3. I waited, and waited, and was prepared to wait for the next 3 weeks if that's what it takes.

I was rewarded in 3 big ways.

1. I concluded the whole session by mentioning that 2 equations with 2 variables is called 'simultaneous' equations. I pointed how that he taught himself how to solve simultaneous equations and this is a big deal. He already knew at this point that he taught himself and it was a big deal to him.

2. 3 months ago, it was horribly painful for him to transform x - 3 = 6 by adding 3 to both sides. Now he was doing 4 steps in once (multiplying 3B = A times 2, substituting 6B for 2 A, subtracting 6B from each side of the equation and multiplying each side by -1). I have repeatedly told parents to look for this effect, starting with phonics and first math when you get 3 weeks of zero and want to quit. It's nice to see anyway.

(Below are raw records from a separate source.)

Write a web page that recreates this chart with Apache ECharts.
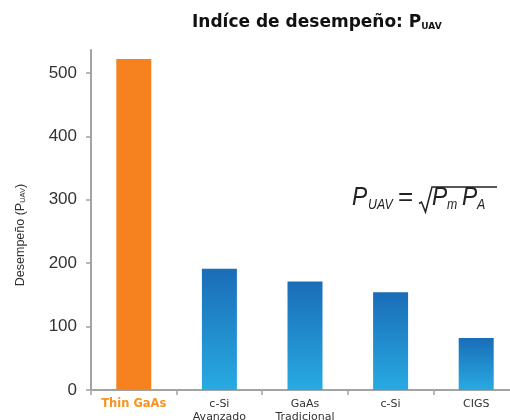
<!DOCTYPE html>
<html>
<head>
<meta charset="utf-8">
<script src="https://cdn.jsdelivr.net/npm/echarts@6/dist/echarts.min.js"></script>
<style>html,body{margin:0;padding:0;background:#fff}#c{width:510px;height:420px}</style>
</head>
<body>
<div id="c"></div>
<script>
const categories = ['Thin GaAs', 'c-Si\nAvanzado', 'GaAs\nTradicional', 'c-Si', 'CIGS'];
const values = [522, 191, 171, 154, 82];
const yTicks = [0, 100, 200, 300, 400, 500];

const chart = echarts.init(document.getElementById('c'), null, {renderer: 'canvas'});
const blue = new echarts.graphic.LinearGradient(0, 0, 0, 1, [
  {offset: 0, color: '#1a6db7'},
  {offset: 1, color: '#28aae2'}
]);
const ink = '#222';
function ft(txt, x, y, size, italic, sx) {
  return {
    type: 'text', x: x, y: y, scaleX: sx || 1,
    style: {
      text: txt, fill: ink, fontFamily: 'Liberation Sans',
      fontStyle: italic ? 'italic' : 'normal', fontSize: size,
      align: 'left', verticalAlign: 'middle'
    }
  };
}
const option = {
  animation: false,
  title: {
    text: '{a|Indíce de desempeño: P}{s|UAV}',
    left: 187, top: 4,
    textStyle: {
      rich: {
        a: {fontFamily: 'DejaVu Sans', fontWeight: 'bold', fontSize: 17, color: '#111', lineHeight: 22, verticalAlign: 'bottom'},
        s: {fontFamily: 'DejaVu Sans', fontWeight: 'bold', fontSize: 9, color: '#111', lineHeight: 13, verticalAlign: 'bottom'}
      }
    }
  },
  grid: {left: 91, top: 50, width: 428, bottom: 30, containLabel: false, outerBoundsMode: 'none'},
  xAxis: {
    type: 'category',
    data: categories,
    axisLine: {lineStyle: {color: '#a3a3a3', width: 2}},
    axisTick: {show: true, length: 5, lineStyle: {color: '#a3a3a3', width: 1.5}},
    axisLabel: {
      interval: 0,
      margin: 8,
      fontFamily: 'DejaVu Sans', fontSize: 11, color: '#333', lineHeight: 13,
      formatter: function (v, i) { return i === 0 ? '{o|' + v + '}' : v; },
      rich: {o: {fontFamily: 'DejaVu Sans', fontSize: 11.5, fontWeight: 'bold', color: '#f7931e'}}
    }
  },
  yAxis: {
    type: 'value',
    min: 0, max: 536, interval: 100,
    name: '{n|Desempeño (P}{s|UAV}{n|)}',
    nameLocation: 'middle',
    nameGap: 64,
    nameTextStyle: {
      padding: [0, 30, 0, 0],
      rich: {
        n: {fontFamily: 'Liberation Sans', fontSize: 12.5, color: '#333', lineHeight: 14, verticalAlign: 'bottom'},
        s: {fontFamily: 'Liberation Sans', fontSize: 7.5, color: '#333', lineHeight: 10, verticalAlign: 'bottom'}
      }
    },
    splitLine: {show: false},
    axisLine: {show: true, lineStyle: {color: '#a3a3a3', width: 2}},
    axisTick: {show: true, length: 5, customValues: yTicks, lineStyle: {color: '#a3a3a3', width: 1.5}},
    axisLabel: {customValues: yTicks, margin: 14, fontFamily: 'Liberation Sans', fontSize: 17, color: '#333'}
  },
  series: [{
    type: 'bar',
    barWidth: 35,
    data: values.map(function (v, i) {
      return {value: v, itemStyle: {color: i === 0 ? '#f5821f' : blue}};
    })
  }],
  graphic: [
    ft('P', 352, 198, 26, true, 0.88),
    ft('UAV', 368, 204.5, 15, true, 0.82),
    ft('=', 398, 198, 26, false, 1),
    {
      type: 'polyline',
      shape: {points: [[419, 203.5], [421.5, 202], [425.5, 212], [432, 187], [497, 187]]},
      style: {stroke: ink, lineWidth: 1.5, fill: null}
    },
    ft('P', 432, 198, 26, true, 0.88),
    ft('m', 447, 204.5, 15, true, 0.82),
    ft('P', 462, 198, 26, true, 0.88),
    ft('A', 477, 204.5, 15, true, 0.82)
  ]
};
chart.setOption(option);
</script>
</body>
</html>
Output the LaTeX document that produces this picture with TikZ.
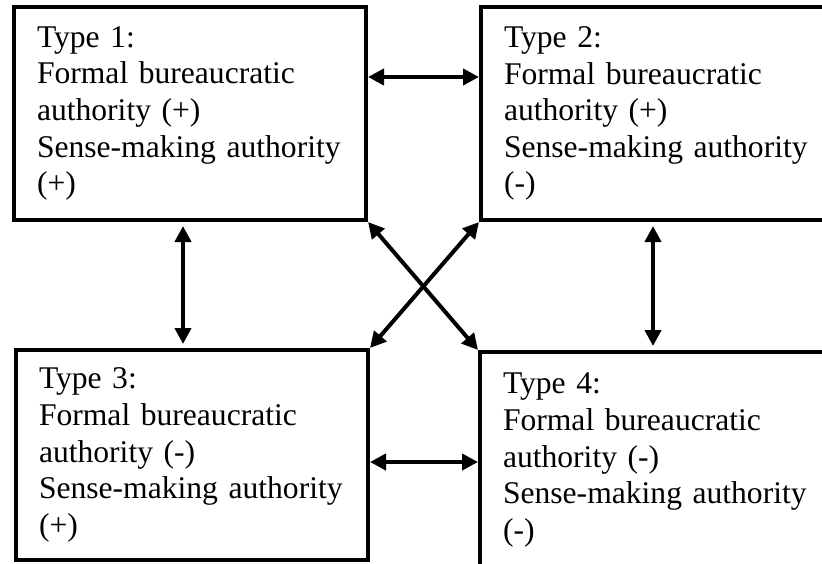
\documentclass[tikz,border=0pt]{standalone}
\usepackage{fontspec}
\setmainfont{Liberation Serif}
\usetikzlibrary{arrows.meta}

\tikzset{
	typebox/.style={draw=black, line width=4pt, anchor=north west, align=left,
		inner xsep=23pt, inner ysep=0pt, minimum height=213pt,
		font=\fontsize{31.6}{36.6}\selectfont},
	twoway/.style={line width=4pt, {Triangle[length=16pt,width=16pt]}-{Triangle[length=16pt,width=16pt]}},
}

\begin{document}
\begin{tikzpicture}[x=1pt,y=1pt,yscale=-1,xscale=1]
		% Fix the size of the picture
		\useasboundingbox (0,0) rectangle (822,563);
		\clip (0,0) rectangle (822,563);

		% The four type boxes
		\node[typebox, text width=306pt] (t1) at (12,5) {Type 1:\\Formal bureaucratic\\authority (+)\\Sense-making authority\\(+)};
		\node[typebox, text width=354pt] (t2) at (479,5) {Type 2:\\Formal bureaucratic\\authority (+)\\Sense-making authority\\(-)};
		\node[typebox, text width=306pt, minimum height=210pt] (t3) at (14,348) {Type 3:\\Formal bureaucratic\\authority (-)\\Sense-making authority\\(+)};
		\node[typebox, text width=354pt, minimum height=216pt] (t4) at (478,350) {Type 4:\\Formal bureaucratic\\authority (-)\\Sense-making authority\\(-)};

		% Horizontal arrows between the boxes
		\draw[twoway] ([yshift=-36.5pt]t1.east) -- ([yshift=-36.5pt]t1.east -| t2.west);
		\draw[twoway] ([yshift=7pt]t3.east) -- ([yshift=7pt]t3.east -| t4.west);

		% Vertical arrows between the boxes
		\draw[twoway, shorten <=4pt, shorten >=4pt] ([xshift=-7pt]t1.south) -- ([xshift=-7pt]t1.south |- t3.north);
		\draw[twoway, shorten <=4pt, shorten >=4pt] ([xshift=174pt]t2.south west) -- ([xshift=174pt]t2.south west |- t4.north);

		% Crossing arrows between the corners
		\draw[twoway] (t1.south east) -- (t4.north west);
		\draw[twoway] (t2.south west) -- (t3.north east);
	\end{tikzpicture}
\end{document}
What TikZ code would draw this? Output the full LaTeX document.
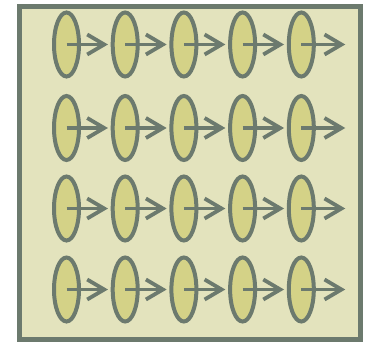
\documentclass[tikz,border=0pt]{standalone}
\usetikzlibrary{shapes.geometric}
\definecolor{bgk}{RGB}{227,227,189}
\definecolor{ellf}{RGB}{212,210,135}
\definecolor{strk}{RGB}{108,122,110}
\tikzset{
  cell/.style={ellipse, draw=strk, fill=ellf, line width=4pt, minimum width=25pt, minimum height=64pt, inner sep=0pt},
  link/.style={draw=strk, line width=3.8pt},
  barb/.style={draw=strk, line width=3.8pt, line join=miter},
  frame/.style={draw=strk, fill=bgk, line width=5pt}
}
\begin{document}
\begin{tikzpicture}[x=1pt,y=-1pt]
\useasboundingbox (0,0) rectangle (369,342);
\draw[frame] (19.5,6.5) rectangle (360,339.5);
\foreach \r/\y in {1/44.5,2/128,3/208.5,4/289.5}{
  \foreach \c/\x in {1/66.5,2/125.2,3/183.9,4/242.6,5/301.3}{
    \node[cell] (e\r\c) at (\x,\y) {};
  }
  \coordinate (t\r6) at (341.5,\y);
}
\foreach \r in {1,2,3,4}{
  \foreach \c/\n in {1/2,2/3,3/4,4/5}{
    \coordinate (t\r\n) at ([xshift=-6.5pt]e\r\n.west);
  }
  \foreach \c/\n in {1/2,2/3,3/4,4/5,5/6}{
    \draw[link] (e\r\c.center) -- (t\r\n);
    \draw[barb] ([shift={(-17,-10)}]t\r\n) -- (t\r\n) -- ([shift={(-17,10)}]t\r\n);
  }
}
\end{tikzpicture}
\end{document}
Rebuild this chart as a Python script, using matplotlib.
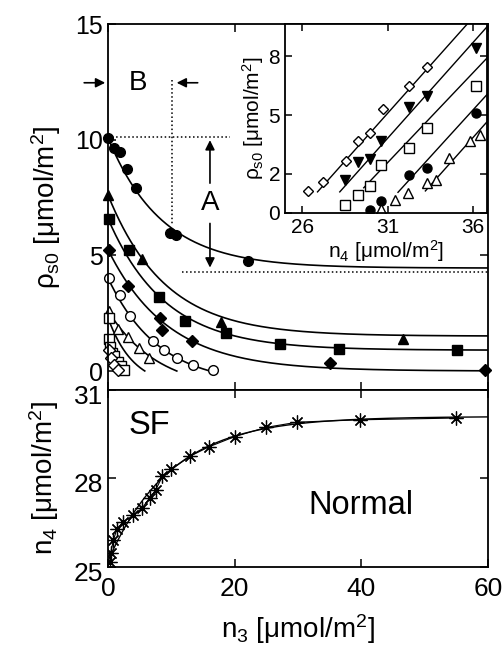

3. As a parent, I took a big leap myself in problem solving skills under the problem of how NOT to teach my child how to solve simultaneous equations even though Anonymous put me into this awful spot.

We are not going to have to practice simultaneous questions to perfect it. It's been earned, not trained. I don't like perfection, it removes the problem solving aspect that will be gained the next time the topic comes up, which will probably be this weekend with 8th grade simultaneous linear functions because I'm totally psyched.

In the last 6 weeks, I've come to the realization that the approach behind Test Prep Math is not at all compatible with Singapore math before grade 4. Test Prep Math tries to avoid math at all costs while building up the skills underlying math, logic, and reading convoluted problems to earn the first 3 foundation problem solving skills that I covered in yesterday's article. These are 2 wholly different world views. I'm betting the farm that by middle school and then again in high school I will inevitably be proven correct. I'm standing on a mountain of research, logic, and common sense from qualified teachers that I stole (problems solving technique #10). By why wait until then? 4th grade is a great time to crush a few years of Singapore math.